Records for the exercise:
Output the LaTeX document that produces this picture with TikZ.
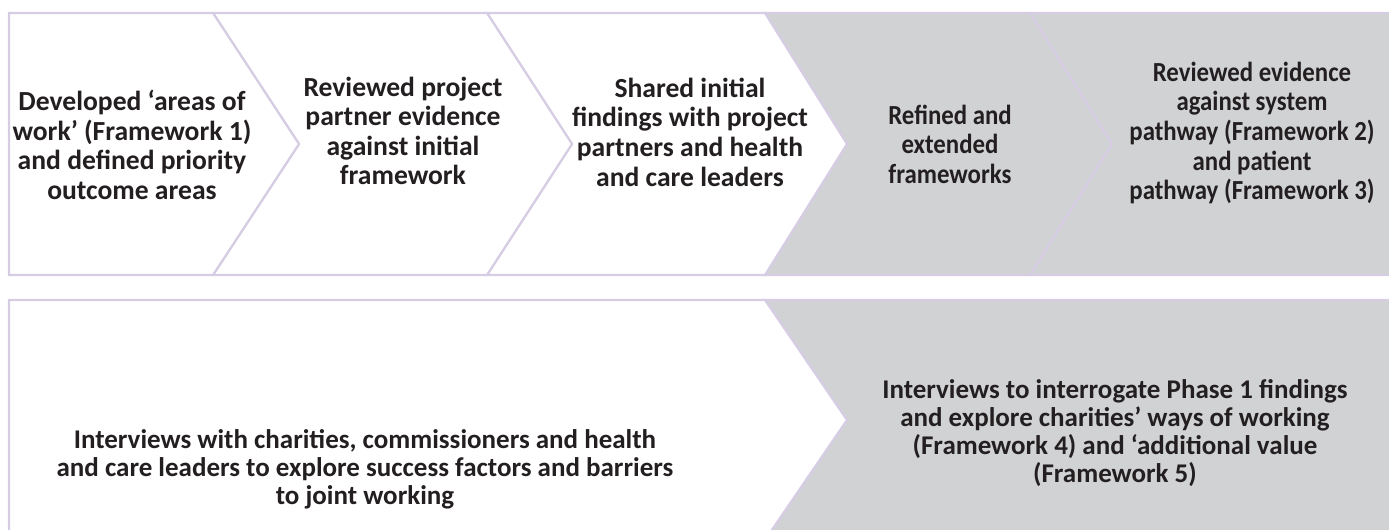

---

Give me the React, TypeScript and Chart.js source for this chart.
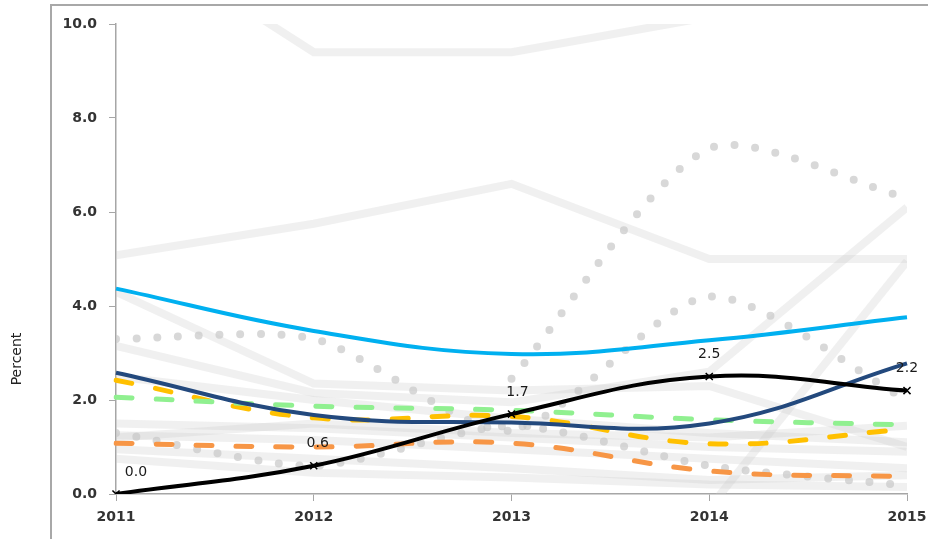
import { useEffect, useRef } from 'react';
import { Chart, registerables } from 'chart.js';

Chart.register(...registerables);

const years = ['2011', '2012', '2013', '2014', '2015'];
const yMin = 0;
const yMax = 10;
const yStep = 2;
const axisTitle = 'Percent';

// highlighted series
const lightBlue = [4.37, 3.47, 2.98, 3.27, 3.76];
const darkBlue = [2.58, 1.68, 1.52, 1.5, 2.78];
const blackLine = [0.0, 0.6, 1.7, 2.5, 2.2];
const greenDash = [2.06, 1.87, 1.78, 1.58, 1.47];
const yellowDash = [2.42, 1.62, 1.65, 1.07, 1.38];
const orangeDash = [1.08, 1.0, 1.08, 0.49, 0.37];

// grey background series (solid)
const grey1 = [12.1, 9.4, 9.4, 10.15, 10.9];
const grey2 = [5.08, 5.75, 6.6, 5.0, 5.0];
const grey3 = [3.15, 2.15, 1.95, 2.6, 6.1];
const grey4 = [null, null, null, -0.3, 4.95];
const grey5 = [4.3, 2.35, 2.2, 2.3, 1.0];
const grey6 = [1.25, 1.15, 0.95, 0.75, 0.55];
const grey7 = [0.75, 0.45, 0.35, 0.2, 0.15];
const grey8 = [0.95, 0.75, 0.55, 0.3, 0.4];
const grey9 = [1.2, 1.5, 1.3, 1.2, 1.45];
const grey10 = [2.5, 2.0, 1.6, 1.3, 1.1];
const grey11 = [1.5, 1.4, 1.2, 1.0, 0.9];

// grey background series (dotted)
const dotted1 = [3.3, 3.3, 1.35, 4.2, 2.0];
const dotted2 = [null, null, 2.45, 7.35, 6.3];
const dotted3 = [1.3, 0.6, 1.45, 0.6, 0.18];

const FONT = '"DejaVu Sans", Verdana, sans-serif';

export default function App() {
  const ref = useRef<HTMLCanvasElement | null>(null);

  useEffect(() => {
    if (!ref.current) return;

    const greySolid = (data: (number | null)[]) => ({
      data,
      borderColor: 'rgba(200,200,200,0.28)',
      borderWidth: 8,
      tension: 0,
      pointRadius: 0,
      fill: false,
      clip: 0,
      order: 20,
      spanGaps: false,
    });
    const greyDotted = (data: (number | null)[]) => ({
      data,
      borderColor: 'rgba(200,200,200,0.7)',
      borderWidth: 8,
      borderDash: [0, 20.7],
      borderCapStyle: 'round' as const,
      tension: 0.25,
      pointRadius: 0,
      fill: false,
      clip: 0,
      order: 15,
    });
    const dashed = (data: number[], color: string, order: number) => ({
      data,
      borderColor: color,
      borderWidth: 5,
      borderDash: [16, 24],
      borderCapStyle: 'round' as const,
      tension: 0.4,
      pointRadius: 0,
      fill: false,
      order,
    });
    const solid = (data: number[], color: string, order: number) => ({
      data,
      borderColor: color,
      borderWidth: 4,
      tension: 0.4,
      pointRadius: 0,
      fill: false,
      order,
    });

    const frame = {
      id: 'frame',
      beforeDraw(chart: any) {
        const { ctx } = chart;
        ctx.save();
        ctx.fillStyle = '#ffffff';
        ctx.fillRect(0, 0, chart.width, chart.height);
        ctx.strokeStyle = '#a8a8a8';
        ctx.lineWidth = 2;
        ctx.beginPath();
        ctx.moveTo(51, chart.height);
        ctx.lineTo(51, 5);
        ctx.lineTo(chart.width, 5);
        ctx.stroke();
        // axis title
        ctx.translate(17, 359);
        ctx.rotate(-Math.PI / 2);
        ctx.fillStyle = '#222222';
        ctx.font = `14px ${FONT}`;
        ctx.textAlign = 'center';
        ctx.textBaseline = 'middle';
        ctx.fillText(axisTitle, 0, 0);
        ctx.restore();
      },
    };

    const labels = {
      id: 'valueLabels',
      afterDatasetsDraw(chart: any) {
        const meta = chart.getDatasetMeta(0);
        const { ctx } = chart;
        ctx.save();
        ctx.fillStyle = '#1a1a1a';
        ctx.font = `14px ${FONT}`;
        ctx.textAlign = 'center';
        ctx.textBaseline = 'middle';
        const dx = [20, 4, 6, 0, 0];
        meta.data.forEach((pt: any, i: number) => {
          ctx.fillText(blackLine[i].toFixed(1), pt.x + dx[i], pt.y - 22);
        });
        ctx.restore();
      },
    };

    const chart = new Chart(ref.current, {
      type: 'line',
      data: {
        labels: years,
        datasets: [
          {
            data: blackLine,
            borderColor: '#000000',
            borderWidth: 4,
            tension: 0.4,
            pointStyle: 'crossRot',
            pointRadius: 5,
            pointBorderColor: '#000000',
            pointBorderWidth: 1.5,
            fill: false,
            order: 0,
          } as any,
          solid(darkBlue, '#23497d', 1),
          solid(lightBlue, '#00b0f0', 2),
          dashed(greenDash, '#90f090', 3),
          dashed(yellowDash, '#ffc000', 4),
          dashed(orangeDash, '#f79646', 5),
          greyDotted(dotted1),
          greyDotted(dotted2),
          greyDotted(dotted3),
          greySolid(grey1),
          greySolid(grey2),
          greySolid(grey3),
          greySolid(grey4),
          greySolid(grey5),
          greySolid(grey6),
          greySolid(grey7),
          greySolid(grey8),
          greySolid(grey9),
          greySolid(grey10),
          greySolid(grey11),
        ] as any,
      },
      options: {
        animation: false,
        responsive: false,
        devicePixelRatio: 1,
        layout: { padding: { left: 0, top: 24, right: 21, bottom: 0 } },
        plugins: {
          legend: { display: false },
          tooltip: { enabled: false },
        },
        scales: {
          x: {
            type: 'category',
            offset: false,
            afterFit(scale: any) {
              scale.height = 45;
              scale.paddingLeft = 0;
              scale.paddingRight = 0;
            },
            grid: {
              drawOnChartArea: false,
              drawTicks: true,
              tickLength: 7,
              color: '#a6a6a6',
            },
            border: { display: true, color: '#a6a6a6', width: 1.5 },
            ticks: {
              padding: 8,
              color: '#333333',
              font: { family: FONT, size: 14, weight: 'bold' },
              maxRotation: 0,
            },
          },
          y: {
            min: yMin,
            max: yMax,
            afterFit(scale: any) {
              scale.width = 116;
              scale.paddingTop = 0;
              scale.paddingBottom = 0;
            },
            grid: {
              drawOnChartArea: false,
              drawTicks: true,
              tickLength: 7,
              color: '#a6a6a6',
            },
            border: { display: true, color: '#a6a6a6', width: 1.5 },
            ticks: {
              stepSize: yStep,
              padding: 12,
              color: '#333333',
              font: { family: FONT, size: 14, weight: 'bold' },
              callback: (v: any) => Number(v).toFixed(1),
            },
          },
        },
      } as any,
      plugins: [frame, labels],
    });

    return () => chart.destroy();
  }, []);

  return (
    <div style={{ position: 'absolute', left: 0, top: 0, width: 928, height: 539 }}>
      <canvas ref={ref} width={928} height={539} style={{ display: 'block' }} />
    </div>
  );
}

==

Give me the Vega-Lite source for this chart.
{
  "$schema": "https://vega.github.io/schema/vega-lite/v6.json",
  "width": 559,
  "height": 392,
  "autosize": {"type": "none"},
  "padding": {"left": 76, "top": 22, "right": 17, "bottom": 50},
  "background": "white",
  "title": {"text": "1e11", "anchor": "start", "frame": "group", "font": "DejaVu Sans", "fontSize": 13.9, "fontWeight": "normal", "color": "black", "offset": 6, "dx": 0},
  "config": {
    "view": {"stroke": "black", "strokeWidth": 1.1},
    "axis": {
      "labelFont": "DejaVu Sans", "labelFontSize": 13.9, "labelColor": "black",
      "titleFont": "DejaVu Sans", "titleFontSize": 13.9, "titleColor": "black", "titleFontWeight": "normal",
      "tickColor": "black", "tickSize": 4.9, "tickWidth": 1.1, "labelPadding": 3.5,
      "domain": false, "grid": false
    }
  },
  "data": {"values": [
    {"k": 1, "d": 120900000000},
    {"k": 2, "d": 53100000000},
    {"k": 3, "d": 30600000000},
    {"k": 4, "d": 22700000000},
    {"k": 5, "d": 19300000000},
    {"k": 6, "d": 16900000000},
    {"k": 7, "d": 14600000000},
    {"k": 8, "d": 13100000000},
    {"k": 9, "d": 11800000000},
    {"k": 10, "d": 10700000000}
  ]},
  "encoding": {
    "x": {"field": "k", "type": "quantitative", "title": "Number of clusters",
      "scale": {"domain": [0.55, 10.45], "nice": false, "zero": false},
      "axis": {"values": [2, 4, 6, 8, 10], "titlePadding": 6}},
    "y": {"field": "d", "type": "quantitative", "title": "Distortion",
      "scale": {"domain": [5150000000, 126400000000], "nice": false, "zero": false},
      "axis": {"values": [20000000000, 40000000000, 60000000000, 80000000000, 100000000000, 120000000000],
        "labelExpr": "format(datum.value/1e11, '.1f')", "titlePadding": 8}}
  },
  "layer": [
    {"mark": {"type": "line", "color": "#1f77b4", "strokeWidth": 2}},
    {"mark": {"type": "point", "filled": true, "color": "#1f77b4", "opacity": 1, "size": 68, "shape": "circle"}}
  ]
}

Directions:
Would you restate, exactly and with no pictures, the lines of the entries above from the one containing "Give me the React, TypeScript" through the one containing "const orangeDash = [1.08, 1.0, 1.08, 0.49, 0.37];"?

Exercise solution:
Give me the React, TypeScript and Chart.js source for this chart.
import { useEffect, useRef } from 'react';
import { Chart, registerables } from 'chart.js';

Chart.register(...registerables);

const years = ['2011', '2012', '2013', '2014', '2015'];
const yMin = 0;
const yMax = 10;
const yStep = 2;
const axisTitle = 'Percent';

// highlighted series
const lightBlue = [4.37, 3.47, 2.98, 3.27, 3.76];
const darkBlue = [2.58, 1.68, 1.52, 1.5, 2.78];
const blackLine = [0.0, 0.6, 1.7, 2.5, 2.2];
const greenDash = [2.06, 1.87, 1.78, 1.58, 1.47];
const yellowDash = [2.42, 1.62, 1.65, 1.07, 1.38];
const orangeDash = [1.08, 1.0, 1.08, 0.49, 0.37];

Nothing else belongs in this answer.